The Tesla S accelerates from zero to 60 in less than two-and-a-half seconds. Its makers boast that its electric motor and lush interior provide the “sound dynamics of a recording studio.”
Fifteen years ago, when the Ford Foundation invested $2 million in the Bay Area Equity Fund, a Tesla backer, it was interested in different specs. Ford believed in the mission of the fund and its successor, DBL Partners: to place bets on companies that help the environment and create jobs in low-income communities.
Today, Tesla produces about 84,000 cars annually and employs more than 6,000 people in Fremont, Calif., a town hit hard by the shuttering of a Toyota factory in 2009. How did Ford do? The foundation declined to provide details, but estimates suggest the fund’s value grew 24 percent, while its investment in Tesla alone increased more than tenfold.
The bet on DBL was a program-related investment. In other words, Ford used money from its program budget to invest in a for-profit investment fund that works to achieve social or environmental goals. By law, such investments can count toward the charitable distributions the foundation is required to make, but they’re also intended to net financial returns.
Innovative nonprofits and foundations are turning to impact investing to attract commercial capital to their causes. But some observers worry the investments that blend social and financial returns could change the way donors think about charitable giving.
Ford’s experience with companies like Tesla helped it prepare for an even larger effort. Over the next 10 years, the foundation plans to place $1 billion of its $12 billion endowment in investments intended to help society. Its first “mission-related investments,” or MRIs, will go toward affordable-housing ventures and companies that work to increase access to financial services in emerging markets.
Foundations use their endowments, not their program budgets, to make mission-related investments. “We have to demonstrate sustained, measurable financial impact at scale, not at $200 million or $300 million but at a billion or more, over time,” says Darren Walker, Ford’s president.
Ford won’t expect its mission investments to net the same dollars as its traditional investments. For instance, its affordable-housing portfolio might yield a return lower than investments in, say, luxury housing. But if it creates 5,000 apartments for low-income workers, “that’s a tremendous return,” Mr. Walker says.
There are limited investment opportunities for a giant like Ford looking for a diversified mission-based portfolio, according to Christine Looney, who manages the foundation’s $280 million program-related investment fund.
To help expand the pipeline of investments, Ford makes about $6 million in grants each year to organizations like the Mission Investors Exchange, which works to increase the number of impact-investment opportunities. Ford is also making changes to its program-related investments; among other things, it will emphasize providing loan guarantees for financial lenders that offer credit to early-stage social enterprises.

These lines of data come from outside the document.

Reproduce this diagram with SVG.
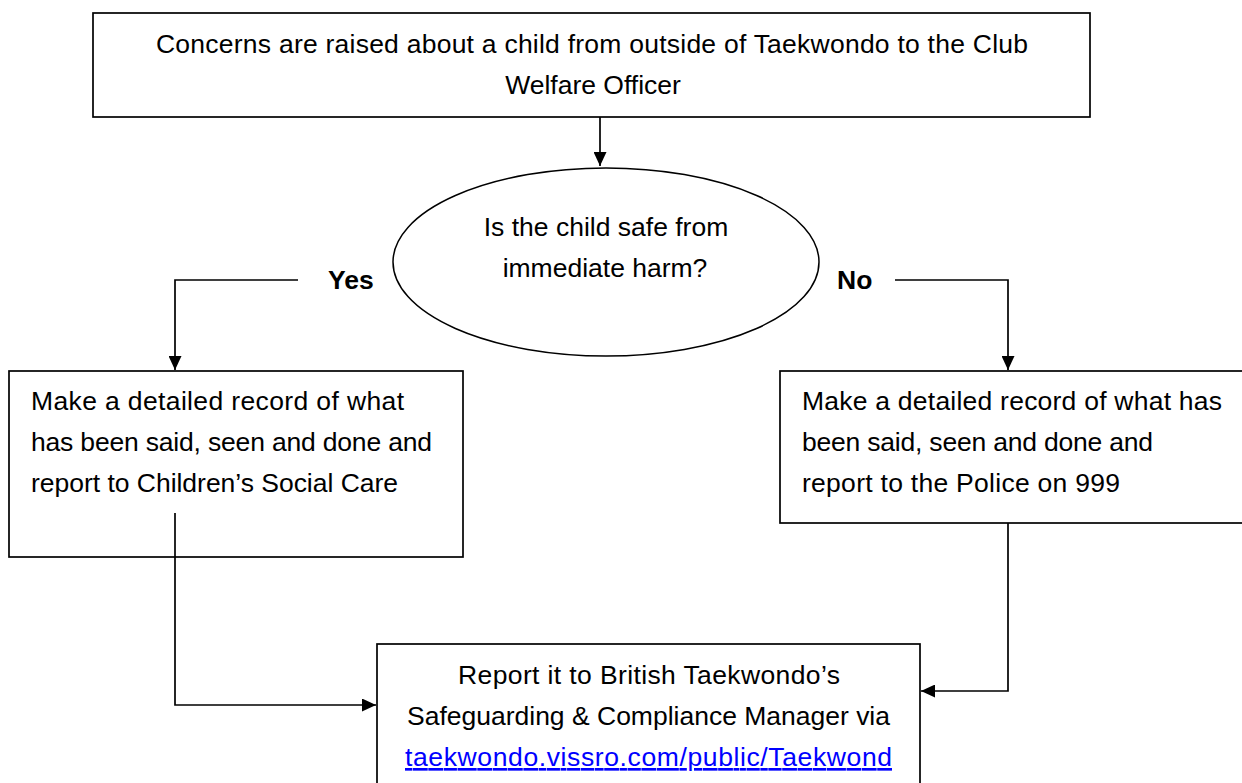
<svg xmlns="http://www.w3.org/2000/svg" width="1242" height="783" viewBox="0 0 1242 783">
<style>
.box{fill:#fff;stroke:#000;stroke-width:1.7}
.t{font-family:"Liberation Sans",Arial,sans-serif;font-size:26.5px;fill:#000}
.c{text-anchor:middle}
.b{font-weight:bold}
.link{fill:#0000ff;text-decoration:underline}
.con{fill:none;stroke:#000;stroke-width:1.7}
</style>
<defs>
<marker id="ah" markerUnits="userSpaceOnUse" markerWidth="14" markerHeight="13" refX="14" refY="6.5" orient="auto">
<path d="M0,0 L14,6.5 L0,13 z" fill="#000"/>
</marker>
</defs>
<rect width="1242" height="783" fill="#fff"/>
<g id="connectors">
<path class="con" d="M600,117 V166" marker-end="url(#ah)"/>
<path class="con" d="M298,280 H175 V370" marker-end="url(#ah)"/>
<path class="con" d="M895,280 H1008 V370" marker-end="url(#ah)"/>
<path class="con" d="M175,513 V705 H376" marker-end="url(#ah)"/>
<path class="con" d="M1008,523 V691 H921" marker-end="url(#ah)"/>
</g>
<g id="start">
<rect class="box" x="93" y="13" width="997" height="104"/>
<text class="t c" x="592" y="53" textLength="872" lengthAdjust="spacing">Concerns are raised about a child from outside of Taekwondo to the Club</text>
<text class="t c" x="593" y="94">Welfare Officer</text>
</g>
<g id="decision">
<ellipse cx="606" cy="262" rx="213" ry="94" fill="#fff" stroke="#000" stroke-width="1.5"/>
<text class="t c" x="606" y="236">Is the child safe from</text>
<text class="t c" x="605" y="277">immediate harm?</text>
</g>
<g id="label-yes"><text class="t b" x="328" y="289">Yes</text></g>
<g id="label-no"><text class="t b" x="837" y="289">No</text></g>
<g id="yes-box">
<rect class="box" x="9" y="371" width="454" height="186"/>
<text class="t" x="31" y="410" textLength="373" lengthAdjust="spacing">Make a detailed record of what</text>
<text class="t" x="31" y="451" textLength="401" lengthAdjust="spacing">has been said, seen and done and</text>
<text class="t" x="31" y="492" textLength="367" lengthAdjust="spacing">report to Children’s Social Care</text>
</g>
<g id="no-box">
<rect class="box" x="780" y="371" width="480" height="152"/>
<text class="t" x="802" y="410" textLength="420" lengthAdjust="spacing">Make a detailed record of what has</text>
<text class="t" x="802" y="451" textLength="351" lengthAdjust="spacing">been said, seen and done and</text>
<text class="t" x="802" y="492" textLength="318" lengthAdjust="spacing">report to the Police on 999</text>
</g>
<g id="report-box">
<rect class="box" x="377" y="644" width="543" height="160"/>
<text class="t c" x="649" y="684" textLength="382" lengthAdjust="spacing">Report it to British Taekwondo’s</text>
<text class="t c" x="648.5" y="725" textLength="483" lengthAdjust="spacing">Safeguarding &amp; Compliance Manager via</text>
<text class="t c link" x="648.5" y="766" textLength="487" lengthAdjust="spacing">taekwondo.vissro.com/public/Taekwond</text>
</g>
<path class="con" d="M175,513 V557"/>
</svg>
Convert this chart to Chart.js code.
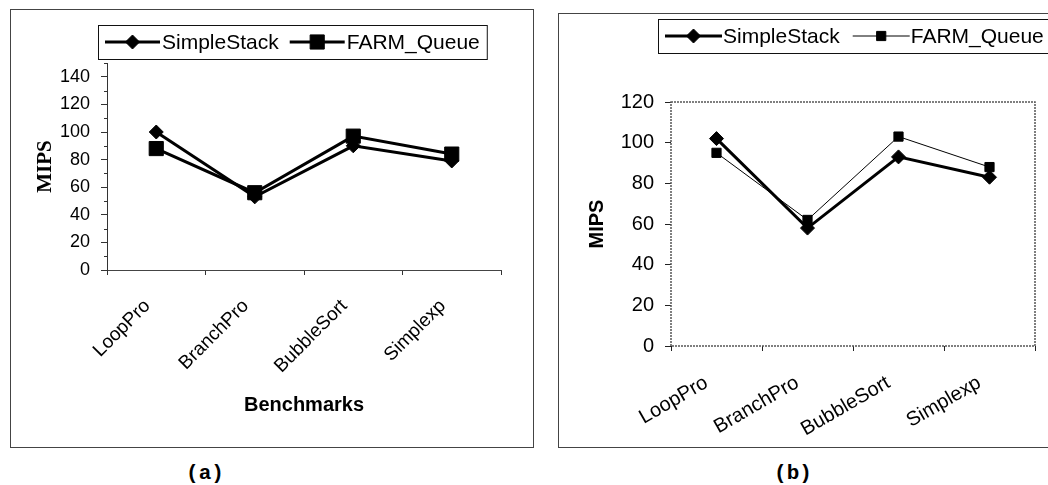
<!DOCTYPE html>
<html>
<head>
<meta charset="utf-8">
<script src="https://cdn.jsdelivr.net/npm/chart.js@4.4.1/dist/chart.umd.min.js"></script>
<style>
    body { margin: 0; width: 1048px; height: 485px; overflow: hidden; background: #fff; position: relative; font-family: Arial, "Liberation Sans", sans-serif; }
    .panel { position: absolute; border: 1px solid #444; box-sizing: border-box; }
    canvas { position: absolute; }
    .caption { position: absolute; font: bold 21px "Courier New", "Liberation Mono", monospace; transform: translate(-50%, -50%); }
</style>
</head>
<body>
<div class="panel" style="left:10px;top:9px;width:524px;height:439px"></div>
<div class="panel" style="left:558px;top:13px;width:500px;height:435px"></div>
<canvas id="chartA" width="524" height="439" style="left:10px;top:9px"></canvas>
<canvas id="chartB" width="491" height="435" style="left:557px;top:13px"></canvas>
<div class="caption" style="left:205px;top:473px">(a)</div>
<div class="caption" style="left:793px;top:473px">(b)</div>

<script>
/* ======================
   DATA
====================== */
const benchmarks = ["LoopPro", "BranchPro", "BubbleSort", "Simplexp"];
const seriesNames = ["SimpleStack", "FARM_Queue"];

// chart (a)
const simpleStackA = [100, 53, 90, 79];
const farmQueueA = [88, 56, 97, 84];
const yTicksA = [0, 20, 40, 60, 80, 100, 120, 140];
const yMaxA = 150;

// chart (b)
const simpleStackB = [102, 58, 93, 83];
const farmQueueB = [95, 62, 103, 88];
const yTicksB = [0, 20, 40, 60, 80, 100, 120];

const SANS = 'Arial, "Liberation Sans", sans-serif';
const SERIF = '"Times New Roman", "Liberation Serif", serif';

/* ======================
   PLUGINS
====================== */
// excel style legend: line sample with marker inside a box
const boxLegend = {
    id: "boxLegend",
    afterDraw(chart, args, o) {
        const ctx = chart.ctx;
        ctx.save();
        ctx.font = o.font;
        ctx.textBaseline = "middle";
        const sets = chart.data.datasets;
        const widths = sets.map(ds => ctx.measureText(ds.label).width);
        let w = o.pad * 2 + o.itemGap * (sets.length - 1);
        widths.forEach(tw => { w += o.lineLen + o.textGap + tw; });

        ctx.fillStyle = "#fff";
        ctx.fillRect(o.left, o.top, w, o.height);
        ctx.strokeStyle = "#111";
        ctx.lineWidth = 1;
        ctx.strokeRect(o.left + 0.5, o.top + 0.5, w, o.height);

        const cy = o.top + o.height / 2;
        let x = o.left + o.pad;
        sets.forEach((ds, i) => {
            ctx.beginPath();
            ctx.strokeStyle = ds.borderColor;
            ctx.lineWidth = ds.borderWidth;
            ctx.moveTo(x, cy);
            ctx.lineTo(x + o.lineLen, cy);
            ctx.stroke();

            ctx.fillStyle = ds.pointBackgroundColor;
            ctx.strokeStyle = ds.pointBorderColor;
            ctx.lineWidth = ds.pointBorderWidth;
            Chart.helpers.drawPoint(ctx, {
                pointStyle: ds.pointStyle,
                radius: ds.pointRadius,
                rotation: 0,
                borderWidth: ds.pointBorderWidth
            }, x + o.lineLen / 2, cy);

            x += o.lineLen + o.textGap;
            ctx.fillStyle = "#000";
            ctx.fillText(ds.label, x, cy + 1);
            x += widths[i] + o.itemGap;
        });
        ctx.restore();
    }
};

// dotted plot area frame (chart b)
const plotFrame = {
    id: "plotFrame",
    beforeDatasetsDraw(chart, args, o) {
        if (!o.color) return;
        const { ctx, chartArea: a } = chart;
        ctx.save();
        ctx.strokeStyle = o.color;
        ctx.lineWidth = 1.5;
        ctx.setLineDash([2, 1]);
        ctx.strokeRect(a.left, a.top, a.right - a.left, a.bottom - a.top);
        ctx.restore();
    }
};

// short minor tick marks between the labelled ones (chart a)
const minorTicks = {
    id: "minorTicks",
    afterDraw(chart, args, o) {
        if (!o.step) return;
        const ctx = chart.ctx;
        const y = chart.scales.y;
        ctx.save();
        ctx.strokeStyle = "#333";
        ctx.lineWidth = 1;
        ctx.beginPath();
        for (let v = o.step; v <= y.max; v += o.step * 2) {
            const py = Math.round(y.getPixelForValue(v)) + 0.5;
            ctx.moveTo(y.right - o.length, py);
            ctx.lineTo(y.right, py);
        }
        ctx.stroke();
        ctx.restore();
    }
};

function series(label, data, style, radius, width) {
    return {
        label: label,
        data: data,
        borderColor: "#000",
        borderWidth: width,
        backgroundColor: "#000",
        pointStyle: style,
        pointRadius: radius,
        pointBackgroundColor: "#000",
        pointBorderColor: "#000",
        pointBorderWidth: 1,
        tension: 0
    };
}

/* ======================
   CHART (a)
====================== */
new Chart(document.getElementById("chartA"), {
    type: "line",
    data: {
        labels: benchmarks,
        datasets: [
            series(seriesNames[0], simpleStackA, "rectRot", 7, 3),
            series(seriesNames[1], farmQueueA, "rect", 10, 3)
        ]
    },
    plugins: [boxLegend, minorTicks],
    options: {
        responsive: false,
        animation: false,
        layout: { padding: { left: 0, top: 54, right: 33, bottom: 0 } },
        plugins: {
            legend: { display: false },
            tooltip: { enabled: false },
            boxLegend: { left: 88, top: 16, height: 34, pad: 7, lineLen: 55, textGap: 2, itemGap: 11, font: "21px " + SANS },
            minorTicks: { step: 10, length: 3 }
        },
        scales: {
            x: {
                offset: true,
                afterFit: s => { s.height = 178; },
                grid: { offset: true, drawOnChartArea: false, tickLength: 5, color: "#333" },
                border: { color: "#444", width: 1 },
                ticks: {
                    autoSkip: false, minRotation: 45, maxRotation: 45,
                    padding: 20, labelOffset: -9,
                    color: "#000", font: { family: SANS, size: 19 }
                },
                title: {
                    display: true, text: "Benchmarks", color: "#000",
                    font: { family: SANS, size: 20, weight: "bold" },
                    padding: { top: 0, bottom: 31 }
                }
            },
            y: {
                min: 0,
                max: yMaxA,
                afterFit: s => { s.width = 97; },
                afterBuildTicks: s => { s.ticks = yTicksA.map(v => ({ value: v })); },
                grid: { drawOnChartArea: false, tickLength: 6, color: "#333" },
                border: { color: "#333", width: 1 },
                ticks: { padding: 11, color: "#000", font: { family: SANS, size: 18 } },
                title: {
                    display: true, text: "MIPS", color: "#000",
                    font: { family: SERIF, size: 21, weight: "bold" },
                    padding: { top: 23, bottom: 0 }
                }
            }
        }
    }
});

/* ======================
   CHART (b)
====================== */
new Chart(document.getElementById("chartB"), {
    type: "line",
    data: {
        labels: benchmarks,
        datasets: [
            series(seriesNames[0], simpleStackB, "rectRot", 7, 3),
            series(seriesNames[1], farmQueueB, "rect", 6.5, 1)
        ]
    },
    plugins: [plotFrame, boxLegend],
    options: {
        responsive: false,
        animation: false,
        layout: { padding: { left: 0, top: 89, right: 13, bottom: 0 } },
        plugins: {
            legend: { display: false },
            tooltip: { enabled: false },
            plotFrame: { color: "#555" },
            boxLegend: { left: 101, top: 6, height: 34, pad: 7, lineLen: 57, textGap: 1, itemGap: 13, font: "21px " + SANS }
        },
        scales: {
            x: {
                offset: true,
                afterFit: s => { s.height = 102; },
                grid: { offset: true, drawOnChartArea: false, tickLength: 5, color: "#222" },
                border: { display: false },
                ticks: {
                    autoSkip: false, minRotation: 30, maxRotation: 30,
                    padding: 20, labelOffset: -10,
                    color: "#000", font: { family: SANS, size: 20 }
                }
            },
            y: {
                min: 0,
                max: yTicksB[yTicksB.length - 1],
                afterFit: s => { s.width = 114; },
                afterBuildTicks: s => { s.ticks = yTicksB.map(v => ({ value: v })); },
                grid: { drawOnChartArea: false, tickLength: 6, color: "#222" },
                border: { display: false },
                ticks: { padding: 11, color: "#000", font: { family: SANS, size: 20 } },
                title: {
                    display: true, text: "MIPS", color: "#000",
                    font: { family: SANS, size: 20, weight: "bold" },
                    padding: { top: 28, bottom: 0 }
                }
            }
        }
    }
});
</script>
</body>
</html>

In addition, the foundation hopes to place more program investments with asset managers who are women, minorities, or newly minted pros. This move is in keeping with Ford’s goal of promoting diversity and inclusion, Ms. Looney says, and the new players might offer innovative ways of looking at social investing.
Ford says it isn’t necessarily building a farm team that can get the experience to handle its bigger endowment portfolio. But it believes a more diverse stable of asset managers will yield more impact-investment options. “We want more products in the market that align with our values and program goals, and right now there aren’t many,” Ms. Looney says. “Within our MRI portfolio, we’re looking for managers that have a track record.”